Trading for People who have a Job

I can't watch screens all day, and several of the trading strategies discussed on this site seem to focus on plays that require a lot of attention. I don't have attention, I have meetings. Up until now, I have been a buy and hold investor. This is the easiest mode of trading, but I am getting more and more conscious that a non-bull year would probably set me back. What I am looking for are plays that work on a weekly or daily cadence.


Aside from selling monthly strangles, what are some other low effort (and lesser return) ways to participate in trading? I can put in a lot of time after hours to learn and understand these approaches, but I can't really watch charts all day. What do traders here do? (or, what positions would you leave open while you went on vacation?)
I am in the same situation and run fully automated futures strategies. The initial setup is quite labor intensive and probably not the best approach for most traders. Plenty of opportunities looking at daily charts.
 
Why not try end of month trading of Fidelity sector funds? Relative strength ranking strategies work on those.

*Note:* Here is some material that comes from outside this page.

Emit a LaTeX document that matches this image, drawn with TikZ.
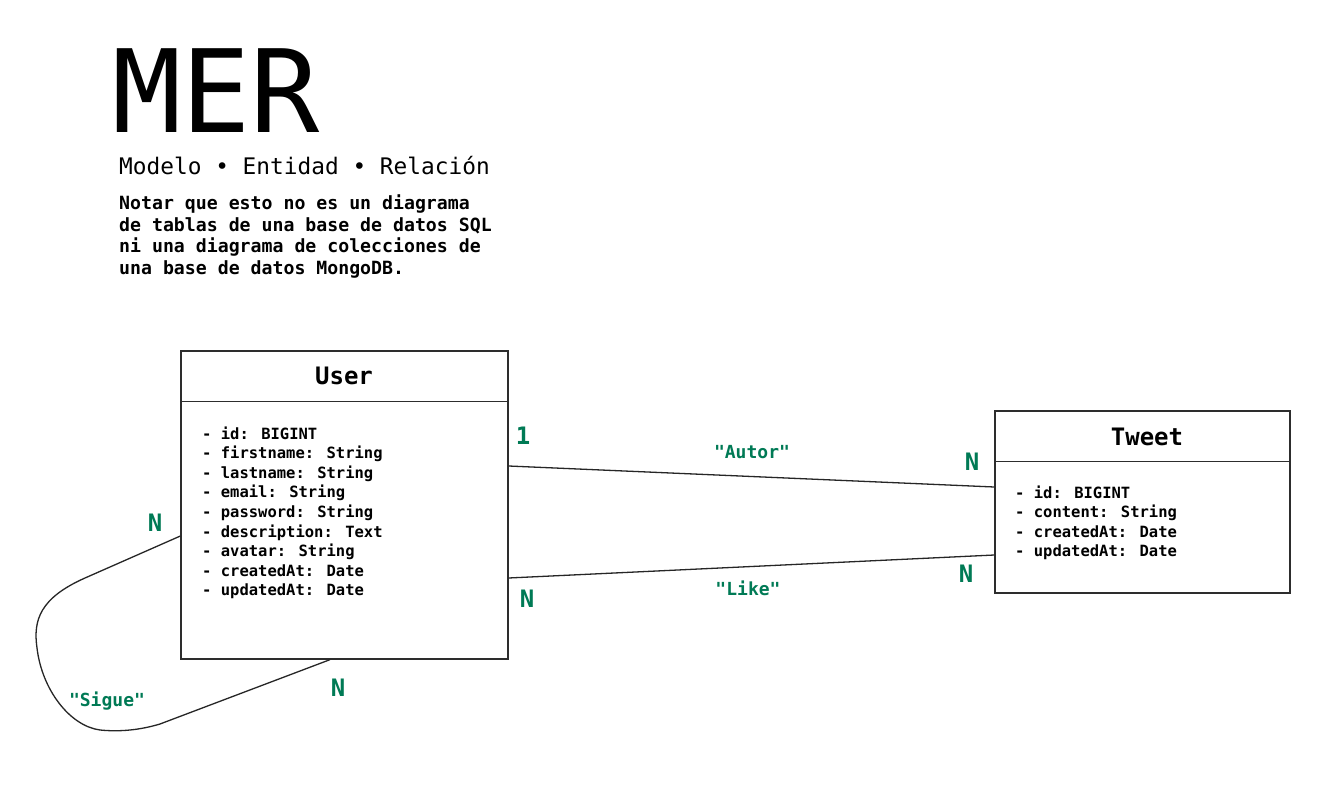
\documentclass[tikz,border=0pt]{standalone}
\usepackage{fontspec}
\setmainfont{DejaVu Sans Mono}
\setmonofont{DejaVu Sans Mono}
\definecolor{lbl}{RGB}{0,122,85}
\definecolor{ink}{RGB}{45,45,45}
\newcommand{\dq}{\textquotedbl}
\tikzset{
  entity/.style={draw=ink, line width=1.3pt, inner sep=0pt},
  sep/.style={draw=ink, line width=1pt},
  rel/.style={draw=black!85, line width=1.3pt},
  attr/.style={anchor=base west, inner sep=0pt, font=\fontsize{15.5}{19}\selectfont\bfseries},
  note/.style={anchor=base west, inner sep=0pt, font=\fontsize{18.2}{21}\selectfont\bfseries},
  etitle/.style={inner sep=0pt, font=\fontsize{24}{28}\selectfont\bfseries},
  card/.style={inner sep=0pt, text=lbl, font=\fontsize{24}{28}\selectfont\bfseries},
  rname/.style={anchor=base, inner sep=0pt, text=lbl, font=\fontsize{18}{22}\selectfont\bfseries}
}
\begin{document}
\begin{tikzpicture}[x=1pt,y=-1pt]
\useasboundingbox[fill=white] (0,0) rectangle (1342,811);

% heading
\node[anchor=base west, inner sep=0pt, text depth=0pt, font=\fontsize{115}{115}\selectfont] (mer) at (112,132) {MER};
\node[anchor=base west, inner sep=0pt, font=\fontsize{22.8}{26}\selectfont] (sub) at (119,174) {Modelo • Entidad • Relación};
\node[note] (n1) at (119,209) {Notar que esto no es un diagrama};
\node[note] (n2) at (119,231) {de tablas de una base de datos SQL};
\node[note] (n3) at (119,252) {ni una diagrama de colecciones de};
\node[note] (n4) at (119,274) {una base de datos MongoDB.};

% User entity
\node[entity, minimum width=327pt, minimum height=308pt] (user) at (344.5,505) {};
\draw[sep] (user.north west) ++(0,51) coordinate (us1) -- (us1 -| user.east);
\node[etitle] (utitle) at (344,376) {User};
\foreach \t [count=\i from 0] in {id: BIGINT, firstname: String, lastname: String, email: String, password: String, description: Text, avatar: String, createdAt: Date, updatedAt: Date}
  \node[attr] (ua\i) at (202,{439+19.6*\i}) {- \t};

% Tweet entity
\node[entity, minimum width=295pt, minimum height=182pt] (tweet) at (1142.5,502) {};
\draw[sep] (tweet.north west) ++(0,51) coordinate (ts1) -- (ts1 -| tweet.east);
\node[etitle] (ttitle) at (1147,437) {Tweet};
\foreach \t [count=\i from 0] in {id: BIGINT, content: String, createdAt: Date, updatedAt: Date}
  \node[attr] (ta\i) at (1015,{498+19.6*\i}) {- \t};

% relations
\draw[rel] (user.east |- 0,466) -- (tweet.west |- 0,487);
\draw[rel] (user.east |- 0,578) -- (tweet.west |- 0,555);
\draw[rel] (user.west |- 0,536) -- (85,578)
  .. controls (40,598) and (33,620) .. (37,648)
  .. controls (42,690) and (70,726) .. (100,730)
  .. controls (120,732) and (140,730) .. (160,724)
  -- (330,0 |- user.south);

% labels
\node[card] (c1) at (523,436) {1};
\node[rname] (autor) at (752,458) {\dq Autor\dq};
\node[card] (c2) at (972,462) {N};
\node[rname] (like) at (748,595) {\dq Like\dq};
\node[card] (c3) at (527,599) {N};
\node[card] (c4) at (966,574) {N};
\node[card] (c5) at (155,523) {N};
\node[rname] (sigue) at (107,706) {\dq Sigue\dq};
\node[card] (c6) at (338,688) {N};
\end{tikzpicture}
\end{document}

Position adjustments can be made on the night of the last day of the month for execution on the next day's NAV.
 
Stocks and Swing as others say.

Riding Trends best bet.

So look for Nasdaq Trend, we'll say up.

Then look at Sectors find 2/3rds upward, 1/3rd downward.

Then look for strong stocks in upward sector and go long and vice versa.

The 1/3rd shorts are your protection, bad day they'll rock and compensate for the longs being kicked.

Flip if it's a bearish downward market ofcourse.

Used to work for me, that's your weekends gone, checking charts mind :)
 
I have had a hundred clients with businesses and high level professions.

And we model longer term data and swing trade.
In my case it’s futures spreads, but outright micro futures and modest blocks of equities and options are also great swing trading products.

The trick for swing trading is to start off with ridiculously small risk - once you gain consistency and confidence it is really easy to lever up.

Swing Trading >> Model Long Term >> Small Sizing >> Set Profit and Stop-Loss Levels That Allow the Position a Chance to Perform
 
I can't watch screens all day, and several of the trading strategies discussed on this site seem to focus on plays that require a lot of attention. I don't have attention, I have meetings. Up until now, I have been a buy and hold investor. This is the easiest mode of trading, but I am getting more and more conscious that a non-bull year would probably set me back. What I am looking for are plays that work on a weekly or daily cadence.


Aside from selling monthly strangles, what are some other low effort (and lesser return) ways to participate in trading? I can put in a lot of time after hours to learn and understand these approaches, but I can't really watch charts all day. What do traders here do? (or, what positions would you leave open while you went on vacation?)
Anything short-term and you're up against the algos from Citadel, Renaissance, et alia. It's a 50/50 gamble at best. You have no idea what these algos will calculate and execute.

It's tough man... like playing chess against a top-rated computer program.

These voracious algos greedily consume every fraction of alpha available. News parsers, ULL data links, Colos... and you're at the bottom of the pile.
 
And I think that is where Swing Trading has a place. A good legit swing trading system should be rather immune to the stacking, spoofing, flipping, and front running antics of the algos and bots.

Anything short-term and you're up against the algos from Citadel, Renaissance, et alia. It's a 50/50 gamble at best. You have no idea what these algos will calculate and execute.

It's tough man... like playing chess against a top-rated computer program.

These voracious algos greedily consume every fraction of alpha available. News parsers, ULL data links, Colos... and you're at the bottom of the pile.
 
Lots of good advise already.
You can trade Forex markets at anytime, the openings are all around the world/clock and will have good price action. Some people don't recommend it for beginners, so try to paper trade first if you go that route.
 
And I think that is where Swing Trading has a place. A good legit swing trading system should be rather immune to the stacking, spoofing, flipping, and front running antics of the algos and bots.
You think? These guys have picked apart the standard swing-trading solutions and can move a price to where a probability model shows that n% of the peeps will buy in, and then sell out. Basically a pump n' dump in a swing timeframe.
 
From my own personal perspective - for example on a stock like Gamestop, I would have been out long before the blowoff. o_O Reason being, I'm modeling historical data so I'm out way before some insane 100 percent run-up. And that has it's downsides and it's upsides but that's what works best for me.

You think? These guys have picked apart the standard swing-trading solutions and can move a price to where a probability model shows that n% of the peeps will buy in, and then sell out. Basically a pump n' dump in a swing timeframe.